What is required :: Restate each line word for word. Leave out every picture.

Source data ::
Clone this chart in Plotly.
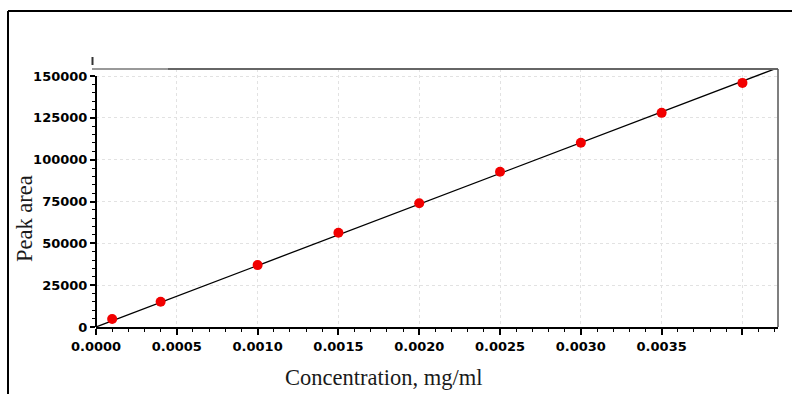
import numpy as np
import plotly.graph_objects as go

# ---- data ----
concentration = [0.0001, 0.0004, 0.0010, 0.0015, 0.0020, 0.0025, 0.0030, 0.0035, 0.0040]
peak_area = [4800, 15100, 37000, 56300, 74000, 92800, 110100, 128000, 145900]
x_tickvals = [0.0, 0.0005, 0.0010, 0.0015, 0.0020, 0.0025, 0.0030, 0.0035, 0.0040]
x_ticktext = ["0.0000", "0.0005", "0.0010", "0.0015", "0.0020", "0.0025", "0.0030", "0.0035", ""]
y_tickvals = [0, 25000, 50000, 75000, 100000, 125000, 150000]
y_ticktext = ["0", "25000", "50000", "75000", "100000", "125000", "150000"]

X_MAX = 0.00422
Y_MAX = 154200

# calibration line (least squares through origin)
xa = np.array(concentration)
ya = np.array(peak_area)
k = float((xa * ya).sum() / (xa * xa).sum())
line_x = [0.0, X_MAX]
line_y = [0.0, k * X_MAX]

# ---- layout geometry ----
WIDTH, HEIGHT = 792, 394
L, R, T, B = 96, 778, 69, 327
PW, PH = R - L, B - T


def px(x):
    return (x - L) / PW


def py(y):
    return (B - y) / PH


fig = go.Figure()
fig.add_trace(go.Scatter(x=line_x, y=line_y, mode="lines",
                         line=dict(color="black", width=1.3),
                         hoverinfo="skip", showlegend=False, cliponaxis=True))
fig.add_trace(go.Scatter(x=concentration, y=peak_area, mode="markers",
                         marker=dict(color="#f20000", size=10),
                         showlegend=False, cliponaxis=False))

tick_font = dict(family="DejaVu Sans", size=13, color="black", weight="bold")

fig.update_layout(
    width=WIDTH, height=HEIGHT,
    margin=dict(l=L, r=WIDTH - R, t=T, b=HEIGHT - B),
    paper_bgcolor="white", plot_bgcolor="white",
    showlegend=False,
    xaxis=dict(range=[0, X_MAX], tickmode="array", tickvals=x_tickvals, ticktext=x_ticktext,
               ticks="outside", ticklen=6, tickwidth=1.5, tickcolor="black",
               minor=dict(dtick=0.0001, tick0=0, ticks="outside", ticklen=3, tickwidth=1,
                          tickcolor="black", showgrid=False),
               showgrid=True, gridcolor="#e2e2e2", griddash="dot", gridwidth=1,
               showline=True, linecolor="black", linewidth=2, zeroline=False,
               tickfont=tick_font),
    yaxis=dict(range=[0, Y_MAX], tickmode="array", tickvals=y_tickvals, ticktext=y_ticktext,
               ticks="outside", ticklen=5, tickwidth=1.5, tickcolor="black",
               minor=dict(dtick=5000, tick0=0, ticks="outside", ticklen=3, tickwidth=1,
                          tickcolor="black", showgrid=False),
               showgrid=True, gridcolor="#e2e2e2", griddash="dot", gridwidth=1,
               showline=False, zeroline=False,
               tickfont=tick_font),
)

shapes = []
# left spine (up to top tick)
shapes.append(dict(type="line", xref="paper", yref="y", x0=0, x1=0, y0=0, y1=150000,
                   line=dict(color="black", width=2)))
# top and right frame
shapes.append(dict(type="line", xref="paper", yref="paper", x0=px(168), x1=1, y0=1, y1=1,
                   line=dict(color="#666666", width=2)))
shapes.append(dict(type="line", xref="paper", yref="paper", x0=px(92), x1=px(168), y0=1, y1=1,
                   line=dict(color="#999999", width=2)))
shapes.append(dict(type="line", xref="paper", yref="paper", x0=1, x1=1, y0=0, y1=1,
                   line=dict(color="#555555", width=1.5)))
shapes.append(dict(type="line", xref="paper", yref="paper", x0=px(92.5), x1=px(92.5),
                   y0=py(57), y1=py(65), line=dict(color="#333333", width=2)))
# outer figure box (top + left)
shapes.append(dict(type="line", xref="paper", yref="paper", x0=px(8), x1=px(795), y0=py(11), y1=py(11),
                   line=dict(color="black", width=2)))
shapes.append(dict(type="line", xref="paper", yref="paper", x0=px(8), x1=px(8), y0=py(11), y1=py(400),
                   line=dict(color="black", width=2)))
fig.update_layout(shapes=shapes)

title_font = dict(family="Liberation Serif", size=22.5, color="#1a1a1a")
fig.add_annotation(text="Concentration, mg/ml", xref="paper", yref="paper",
                   x=px(383), y=py(377), showarrow=False, font=title_font,
                   xanchor="center", yanchor="middle")
fig.add_annotation(text="Peak area", xref="paper", yref="paper",
                   x=px(25), y=py(219), showarrow=False, font=title_font, textangle=-90,
                   xanchor="center", yanchor="middle")

fig.write_html("out.html", config={"displayModeBar": False},
               post_script="document.body.style.margin='0';document.body.style.overflow='hidden';")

Solved problem ::
Clone this chart in Plotly.
import numpy as np
import plotly.graph_objects as go

# ---- data ----
concentration = [0.0001, 0.0004, 0.0010, 0.0015, 0.0020, 0.0025, 0.0030, 0.0035, 0.0040]
peak_area = [4800, 15100, 37000, 56300, 74000, 92800, 110100, 128000, 145900]
x_tickvals = [0.0, 0.0005, 0.0010, 0.0015, 0.0020, 0.0025, 0.0030, 0.0035, 0.0040]
x_ticktext = ["0.0000", "0.0005", "0.0010", "0.0015", "0.0020", "0.0025", "0.0030", "0.0035", ""]
y_tickvals = [0, 25000, 50000, 75000, 100000, 125000, 150000]
y_ticktext = ["0", "25000", "50000", "75000", "100000", "125000", "150000"]

X_MAX = 0.00422
Y_MAX = 154200

# calibration line (least squares through origin)
xa = np.array(concentration)
ya = np.array(peak_area)
k = float((xa * ya).sum() / (xa * xa).sum())
line_x = [0.0, X_MAX]
line_y = [0.0, k * X_MAX]

# ---- layout geometry ----
WIDTH, HEIGHT = 792, 394
L, R, T, B = 96, 778, 69, 327
PW, PH = R - L, B - T


def px(x):
    return (x - L) / PW


def py(y):
    return (B - y) / PH


fig = go.Figure()
fig.add_trace(go.Scatter(x=line_x, y=line_y, mode="lines",
                         line=dict(color="black", width=1.3),
                         hoverinfo="skip", showlegend=False, cliponaxis=True))
fig.add_trace(go.Scatter(x=concentration, y=peak_area, mode="markers",
                         marker=dict(color="#f20000", size=10),
                         showlegend=False, cliponaxis=False))

tick_font = dict(family="DejaVu Sans", size=13, color="black", weight="bold")

fig.update_layout(
    width=WIDTH, height=HEIGHT,
    margin=dict(l=L, r=WIDTH - R, t=T, b=HEIGHT - B),
    paper_bgcolor="white", plot_bgcolor="white",
    showlegend=False,
    xaxis=dict(range=[0, X_MAX], tickmode="array", tickvals=x_tickvals, ticktext=x_ticktext,
               ticks="outside", ticklen=6, tickwidth=1.5, tickcolor="black",
               minor=dict(dtick=0.0001, tick0=0, ticks="outside", ticklen=3, tickwidth=1,
                          tickcolor="black", showgrid=False),
               showgrid=True, gridcolor="#e2e2e2", griddash="dot", gridwidth=1,
               showline=True, linecolor="black", linewidth=2, zeroline=False,
               tickfont=tick_font),
    yaxis=dict(range=[0, Y_MAX], tickmode="array", tickvals=y_tickvals, ticktext=y_ticktext,
               ticks="outside", ticklen=5, tickwidth=1.5, tickcolor="black",
               minor=dict(dtick=5000, tick0=0, ticks="outside", ticklen=3, tickwidth=1,
                          tickcolor="black", showgrid=False),
               showgrid=True, gridcolor="#e2e2e2", griddash="dot", gridwidth=1,
               showline=False, zeroline=False,
               tickfont=tick_font),
)

shapes = []
# left spine (up to top tick)
shapes.append(dict(type="line", xref="paper", yref="y", x0=0, x1=0, y0=0, y1=150000,
                   line=dict(color="black", width=2)))
# top and right frame
shapes.append(dict(type="line", xref="paper", yref="paper", x0=px(168), x1=1, y0=1, y1=1,
                   line=dict(color="#666666", width=2)))
shapes.append(dict(type="line", xref="paper", yref="paper", x0=px(92), x1=px(168), y0=1, y1=1,
                   line=dict(color="#999999", width=2)))
shapes.append(dict(type="line", xref="paper", yref="paper", x0=1, x1=1, y0=0, y1=1,
                   line=dict(color="#555555", width=1.5)))
shapes.append(dict(type="line", xref="paper", yref="paper", x0=px(92.5), x1=px(92.5),
                   y0=py(57), y1=py(65), line=dict(color="#333333", width=2)))
# outer figure box (top + left)
shapes.append(dict(type="line", xref="paper", yref="paper", x0=px(8), x1=px(795), y0=py(11), y1=py(11),
                   line=dict(color="black", width=2)))
shapes.append(dict(type="line", xref="paper", yref="paper", x0=px(8), x1=px(8), y0=py(11), y1=py(400),
                   line=dict(color="black", width=2)))
fig.update_layout(shapes=shapes)

title_font = dict(family="Liberation Serif", size=22.5, color="#1a1a1a")
fig.add_annotation(text="Concentration, mg/ml", xref="paper", yref="paper",
                   x=px(383), y=py(377), showarrow=False, font=title_font,
                   xanchor="center", yanchor="middle")
fig.add_annotation(text="Peak area", xref="paper", yref="paper",
                   x=px(25), y=py(219), showarrow=False, font=title_font, textangle=-90,
                   xanchor="center", yanchor="middle")

fig.write_html("out.html", config={"displayModeBar": False},
               post_script="document.body.style.margin='0';document.body.style.overflow='hidden';")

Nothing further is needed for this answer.